GOAL OF THE EXERCISE
Output all the entries word for word. Omit the pictures.

------------------------------------------------------------

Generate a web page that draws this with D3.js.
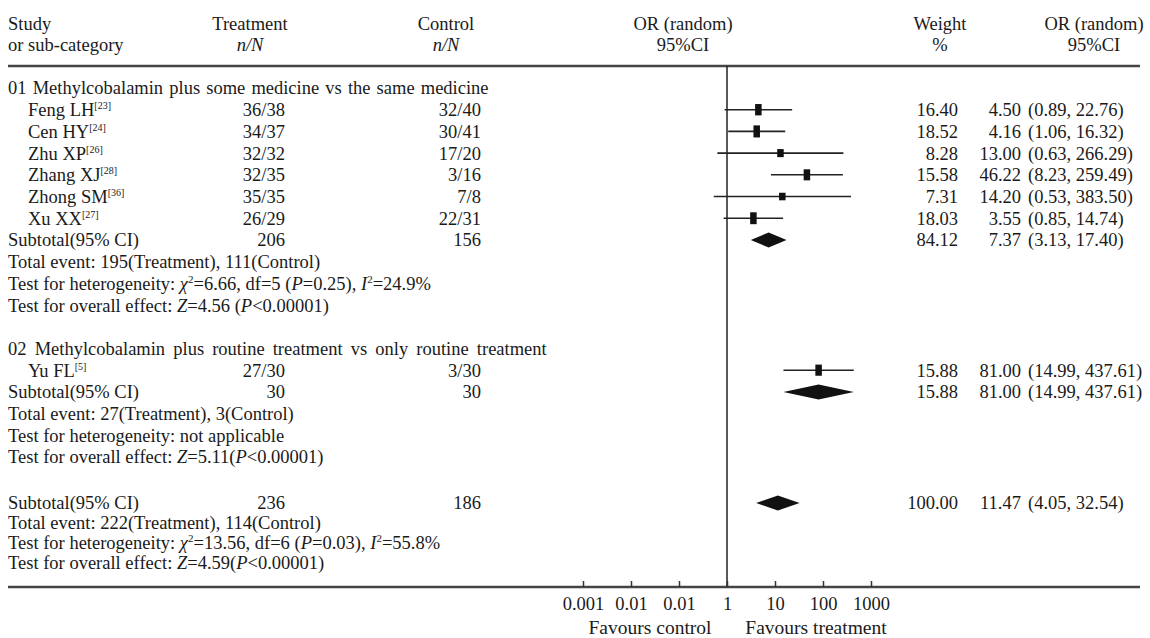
<!DOCTYPE html>
<html><head><meta charset="utf-8">
<script src="https://cdn.jsdelivr.net/npm/d3@7"></script>
<style>
body{margin:0;background:#fff;}
svg text{font-family:"Liberation Serif","Times New Roman",serif;fill:#1a1a1a;}
</style></head>
<body>
<script>
// ---------- data ----------
const studies   = ["Feng LH","Cen HY","Zhu XP","Zhang XJ","Zhong SM","Xu XX","Yu FL"];
const refs      = ["[23]","[24]","[26]","[28]","[36]","[27]","[5]"];
const studyRow  = [1,2,3,4,5,6,13];
const trtEvents = [36,34,32,32,35,26,27];
const trtTotal  = [38,37,32,35,35,29,30];
const ctlEvents = [32,30,17,3,7,22,3];
const ctlTotal  = [40,41,20,16,8,31,30];
const weights   = [16.40,18.52,8.28,15.58,7.31,18.03,15.88];
const orVals    = [4.50,4.16,13.00,46.22,14.20,3.55,81.00];
const ciLow     = [0.89,1.06,0.63,8.23,0.53,0.85,14.99];
const ciHigh    = [22.76,16.32,266.29,259.49,383.50,14.74,437.61];

const subRow    = [7,14,19];
const subTrt    = [206,30,236];
const subCtl    = [156,30,186];
const subWeight = [84.12,15.88,100.00];
const subOR     = [7.37,81.00,11.47];
const subLow    = [3.13,14.99,4.05];
const subHigh   = [17.40,437.61,32.54];

const groupTitles = ["01 Methylcobalamin plus some medicine vs the same medicine",
                     "02 Methylcobalamin plus routine treatment vs only routine treatment"];
const groupRow    = [0,12];

// footnote lines: [row, segments] ; segment style: "" normal, "i" italic, "s" superscript
const notes = [
 [8,  [["Total event: 195(Treatment), 111(Control)",""]]],
 [9,  [["Test for heterogeneity: ",""],["χ","i"],["2","s"],["=6.66, df=5 (",""],["P","i"],["=0.25), ",""],["I","i"],["2","s"],["=24.9%",""]]],
 [10, [["Test for overall effect: ",""],["Z","i"],["=4.56 (",""],["P","i"],["<0.00001)",""]]],
 [15, [["Total event: 27(Treatment), 3(Control)",""]]],
 [16, [["Test for heterogeneity: not applicable",""]]],
 [17, [["Test for overall effect: ",""],["Z","i"],["=5.11(",""],["P","i"],["<0.00001)",""]]],
 [20, [["Total event: 222(Treatment), 114(Control)",""]]],
 [21, [["Test for heterogeneity: ",""],["χ","i"],["2","s"],["=13.56, df=6 (",""],["P","i"],["=0.03), ",""],["I","i"],["2","s"],["=55.8%",""]]],
 [22, [["Test for overall effect: ",""],["Z","i"],["=4.59(",""],["P","i"],["<0.00001)",""]]]
];

const tickValues = [0.001,0.01,0.1,1,10,100,1000];
const tickLabels = ["0.001","0.01","0.01","1","10","100","1000"];

// ---------- layout ----------
const W = 1150, H = 638, FS = 18.5;
const svg = d3.select("body").append("svg").attr("width",W).attr("height",H);
svg.append("rect").attr("width",W).attr("height",H).attr("fill","#fff");

const y = d3.scaleLinear().domain([0,17,19,22]).range([88,457,503,563]);
const x = d3.scaleLog().domain([0.001,1000]).range([727-3*48, 727+3*48]);
const lineTop = 66, axisY = 587;
const colTrt = 285, colCtl = 481, colW = 958, colOR = 1021, colCI = 1028;

function txt(xp, yp, s, anchor){
  return svg.append("text").attr("x",xp).attr("y",yp).attr("dy","0.35em")
    .attr("font-size",FS).attr("text-anchor",anchor||"start").text(s);
}
function rich(xp, yp, segs){
  const t = svg.append("text").attr("x",xp).attr("y",yp).attr("dy","0.35em").attr("font-size",FS);
  let up = false;
  segs.forEach(([s,st])=>{
    const ts = t.append("tspan").text(s);
    if(st==="i") ts.attr("font-style","italic");
    if(st==="s"){ ts.attr("font-size",11).attr("dy",-7); up = true; }
    else if(up){ ts.attr("dy",7); up = false; }
  });
  return t;
}

// header
txt(8,24,"Study"); txt(8,45,"or sub-category");
txt(250,24,"Treatment","middle"); txt(250,45,"n/N","middle").attr("font-style","italic");
txt(446,24,"Control","middle"); txt(446,45,"n/N","middle").attr("font-style","italic");
txt(683,24,"OR (random)","middle"); txt(683,45,"95%CI","middle");
txt(940,24,"Weight","middle"); txt(940,45,"%","middle");
txt(1094,24,"OR (random)","middle"); txt(1094,45,"95%CI","middle");

// rules
svg.append("line").attr("x1",8).attr("x2",1140).attr("y1",lineTop).attr("y2",lineTop)
  .attr("stroke","#444").attr("stroke-width",2.5);
svg.append("line").attr("x1",8).attr("x2",1140).attr("y1",axisY).attr("y2",axisY)
  .attr("stroke","#444").attr("stroke-width",2.5);
svg.append("line").attr("x1",x(1)).attr("x2",x(1)).attr("y1",lineTop).attr("y2",axisY)
  .attr("stroke","#222").attr("stroke-width",1.5);

// group titles
groupTitles.forEach((g,i)=>txt(8,y(groupRow[i]),g).attr("word-spacing",i===0?1.5:3.5));

// studies
const fmt2 = d3.format(".2f");
studies.forEach((s,i)=>{
  const yy = y(studyRow[i]);
  const t = svg.append("text").attr("x",28).attr("y",yy).attr("dy","0.35em").attr("font-size",FS);
  t.append("tspan").text(s);
  t.append("tspan").text(refs[i]).attr("font-size",10).attr("dy",-7);
  txt(colTrt,yy,trtEvents[i]+"/"+trtTotal[i],"end");
  txt(colCtl,yy,ctlEvents[i]+"/"+ctlTotal[i],"end");
  txt(colW,yy,fmt2(weights[i]),"end");
  txt(colOR,yy,fmt2(orVals[i]),"end");
  txt(colCI,yy,"("+fmt2(ciLow[i])+", "+fmt2(ciHigh[i])+")");
  svg.append("line").attr("x1",x(ciLow[i])).attr("x2",x(ciHigh[i])).attr("y1",yy).attr("y2",yy)
    .attr("stroke","#222").attr("stroke-width",1.6);
  const h = 2.8*Math.sqrt(weights[i]), w = Math.min(h,6.5);
  svg.append("rect").attr("x",x(orVals[i])-w/2).attr("y",yy-h/2).attr("width",w).attr("height",h)
    .attr("fill","#111");
});

// subtotals
subRow.forEach((r,i)=>{
  const yy = y(r);
  txt(8,yy,"Subtotal(95% CI)");
  txt(colTrt,yy,subTrt[i],"end");
  txt(colCtl,yy,subCtl[i],"end");
  txt(colW,yy,fmt2(subWeight[i]),"end");
  txt(colOR,yy,fmt2(subOR[i]),"end");
  txt(colCI,yy,"("+fmt2(subLow[i])+", "+fmt2(subHigh[i])+")");
  const hh = 7.5;
  svg.append("path")
    .attr("d",`M${x(subLow[i])},${yy}L${x(subOR[i])},${yy-hh}L${x(subHigh[i])},${yy}L${x(subOR[i])},${yy+hh}Z`)
    .attr("fill","#111");
});

// notes
notes.forEach(([r,segs])=>rich(8,y(r),segs));

// axis
const axis = d3.axisBottom(x).tickValues(tickValues).tickSize(-6).tickPadding(10)
  .tickFormat((d,i)=>tickLabels[i]);
const ag = svg.append("g").attr("transform",`translate(0,${axisY})`).call(axis);
ag.select(".domain").remove();
ag.selectAll(".tick line").attr("stroke","#333").attr("stroke-width",1.5);
ag.selectAll(".tick text").attr("font-size",FS).attr("fill","#1a1a1a")
  .attr("font-family","Liberation Serif, Times New Roman, serif");

txt(650,627,"Favours control","middle").attr("font-size",19.5);
txt(816,627,"Favours treatment","middle").attr("font-size",19.5);
</script>
</body></html>
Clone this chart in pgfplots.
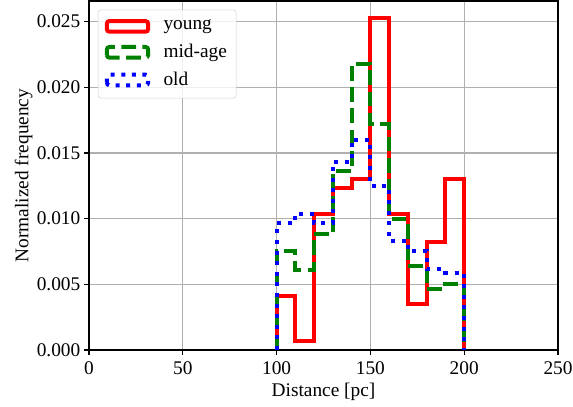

------------------------------------------------------------

EXERCISE RESULT
Generate a web page that draws this with D3.js.
<!DOCTYPE html>
<html><head><meta charset="utf-8">
<script src="https://cdn.jsdelivr.net/npm/d3@7"></script>
<style>
body{margin:0;background:#fff;}
svg text{font-family:"Liberation Serif","Times New Roman",serif;fill:#1a1a1a;}
</style></head>
<body>
<script>
// ---------- data ----------
const studies   = ["Feng LH","Cen HY","Zhu XP","Zhang XJ","Zhong SM","Xu XX","Yu FL"];
const refs      = ["[23]","[24]","[26]","[28]","[36]","[27]","[5]"];
const studyRow  = [1,2,3,4,5,6,13];
const trtEvents = [36,34,32,32,35,26,27];
const trtTotal  = [38,37,32,35,35,29,30];
const ctlEvents = [32,30,17,3,7,22,3];
const ctlTotal  = [40,41,20,16,8,31,30];
const weights   = [16.40,18.52,8.28,15.58,7.31,18.03,15.88];
const orVals    = [4.50,4.16,13.00,46.22,14.20,3.55,81.00];
const ciLow     = [0.89,1.06,0.63,8.23,0.53,0.85,14.99];
const ciHigh    = [22.76,16.32,266.29,259.49,383.50,14.74,437.61];

const subRow    = [7,14,19];
const subTrt    = [206,30,236];
const subCtl    = [156,30,186];
const subWeight = [84.12,15.88,100.00];
const subOR     = [7.37,81.00,11.47];
const subLow    = [3.13,14.99,4.05];
const subHigh   = [17.40,437.61,32.54];

const groupTitles = ["01 Methylcobalamin plus some medicine vs the same medicine",
                     "02 Methylcobalamin plus routine treatment vs only routine treatment"];
const groupRow    = [0,12];

// footnote lines: [row, segments] ; segment style: "" normal, "i" italic, "s" superscript
const notes = [
 [8,  [["Total event: 195(Treatment), 111(Control)",""]]],
 [9,  [["Test for heterogeneity: ",""],["χ","i"],["2","s"],["=6.66, df=5 (",""],["P","i"],["=0.25), ",""],["I","i"],["2","s"],["=24.9%",""]]],
 [10, [["Test for overall effect: ",""],["Z","i"],["=4.56 (",""],["P","i"],["<0.00001)",""]]],
 [15, [["Total event: 27(Treatment), 3(Control)",""]]],
 [16, [["Test for heterogeneity: not applicable",""]]],
 [17, [["Test for overall effect: ",""],["Z","i"],["=5.11(",""],["P","i"],["<0.00001)",""]]],
 [20, [["Total event: 222(Treatment), 114(Control)",""]]],
 [21, [["Test for heterogeneity: ",""],["χ","i"],["2","s"],["=13.56, df=6 (",""],["P","i"],["=0.03), ",""],["I","i"],["2","s"],["=55.8%",""]]],
 [22, [["Test for overall effect: ",""],["Z","i"],["=4.59(",""],["P","i"],["<0.00001)",""]]]
];

const tickValues = [0.001,0.01,0.1,1,10,100,1000];
const tickLabels = ["0.001","0.01","0.01","1","10","100","1000"];

// ---------- layout ----------
const W = 1150, H = 638, FS = 18.5;
const svg = d3.select("body").append("svg").attr("width",W).attr("height",H);
svg.append("rect").attr("width",W).attr("height",H).attr("fill","#fff");

const y = d3.scaleLinear().domain([0,17,19,22]).range([88,457,503,563]);
const x = d3.scaleLog().domain([0.001,1000]).range([727-3*48, 727+3*48]);
const lineTop = 66, axisY = 587;
const colTrt = 285, colCtl = 481, colW = 958, colOR = 1021, colCI = 1028;

function txt(xp, yp, s, anchor){
  return svg.append("text").attr("x",xp).attr("y",yp).attr("dy","0.35em")
    .attr("font-size",FS).attr("text-anchor",anchor||"start").text(s);
}
function rich(xp, yp, segs){
  const t = svg.append("text").attr("x",xp).attr("y",yp).attr("dy","0.35em").attr("font-size",FS);
  let up = false;
  segs.forEach(([s,st])=>{
    const ts = t.append("tspan").text(s);
    if(st==="i") ts.attr("font-style","italic");
    if(st==="s"){ ts.attr("font-size",11).attr("dy",-7); up = true; }
    else if(up){ ts.attr("dy",7); up = false; }
  });
  return t;
}

// header
txt(8,24,"Study"); txt(8,45,"or sub-category");
txt(250,24,"Treatment","middle"); txt(250,45,"n/N","middle").attr("font-style","italic");
txt(446,24,"Control","middle"); txt(446,45,"n/N","middle").attr("font-style","italic");
txt(683,24,"OR (random)","middle"); txt(683,45,"95%CI","middle");
txt(940,24,"Weight","middle"); txt(940,45,"%","middle");
txt(1094,24,"OR (random)","middle"); txt(1094,45,"95%CI","middle");

// rules
svg.append("line").attr("x1",8).attr("x2",1140).attr("y1",lineTop).attr("y2",lineTop)
  .attr("stroke","#444").attr("stroke-width",2.5);
svg.append("line").attr("x1",8).attr("x2",1140).attr("y1",axisY).attr("y2",axisY)
  .attr("stroke","#444").attr("stroke-width",2.5);
svg.append("line").attr("x1",x(1)).attr("x2",x(1)).attr("y1",lineTop).attr("y2",axisY)
  .attr("stroke","#222").attr("stroke-width",1.5);

// group titles
groupTitles.forEach((g,i)=>txt(8,y(groupRow[i]),g).attr("word-spacing",i===0?1.5:3.5));

// studies
const fmt2 = d3.format(".2f");
studies.forEach((s,i)=>{
  const yy = y(studyRow[i]);
  const t = svg.append("text").attr("x",28).attr("y",yy).attr("dy","0.35em").attr("font-size",FS);
  t.append("tspan").text(s);
  t.append("tspan").text(refs[i]).attr("font-size",10).attr("dy",-7);
  txt(colTrt,yy,trtEvents[i]+"/"+trtTotal[i],"end");
  txt(colCtl,yy,ctlEvents[i]+"/"+ctlTotal[i],"end");
  txt(colW,yy,fmt2(weights[i]),"end");
  txt(colOR,yy,fmt2(orVals[i]),"end");
  txt(colCI,yy,"("+fmt2(ciLow[i])+", "+fmt2(ciHigh[i])+")");
  svg.append("line").attr("x1",x(ciLow[i])).attr("x2",x(ciHigh[i])).attr("y1",yy).attr("y2",yy)
    .attr("stroke","#222").attr("stroke-width",1.6);
  const h = 2.8*Math.sqrt(weights[i]), w = Math.min(h,6.5);
  svg.append("rect").attr("x",x(orVals[i])-w/2).attr("y",yy-h/2).attr("width",w).attr("height",h)
    .attr("fill","#111");
});

// subtotals
subRow.forEach((r,i)=>{
  const yy = y(r);
  txt(8,yy,"Subtotal(95% CI)");
  txt(colTrt,yy,subTrt[i],"end");
  txt(colCtl,yy,subCtl[i],"end");
  txt(colW,yy,fmt2(subWeight[i]),"end");
  txt(colOR,yy,fmt2(subOR[i]),"end");
  txt(colCI,yy,"("+fmt2(subLow[i])+", "+fmt2(subHigh[i])+")");
  const hh = 7.5;
  svg.append("path")
    .attr("d",`M${x(subLow[i])},${yy}L${x(subOR[i])},${yy-hh}L${x(subHigh[i])},${yy}L${x(subOR[i])},${yy+hh}Z`)
    .attr("fill","#111");
});

// notes
notes.forEach(([r,segs])=>rich(8,y(r),segs));

// axis
const axis = d3.axisBottom(x).tickValues(tickValues).tickSize(-6).tickPadding(10)
  .tickFormat((d,i)=>tickLabels[i]);
const ag = svg.append("g").attr("transform",`translate(0,${axisY})`).call(axis);
ag.select(".domain").remove();
ag.selectAll(".tick line").attr("stroke","#333").attr("stroke-width",1.5);
ag.selectAll(".tick text").attr("font-size",FS).attr("fill","#1a1a1a")
  .attr("font-family","Liberation Serif, Times New Roman, serif");

txt(650,627,"Favours control","middle").attr("font-size",19.5);
txt(816,627,"Favours treatment","middle").attr("font-size",19.5);
</script>
</body></html>
Clone this chart in pgfplots.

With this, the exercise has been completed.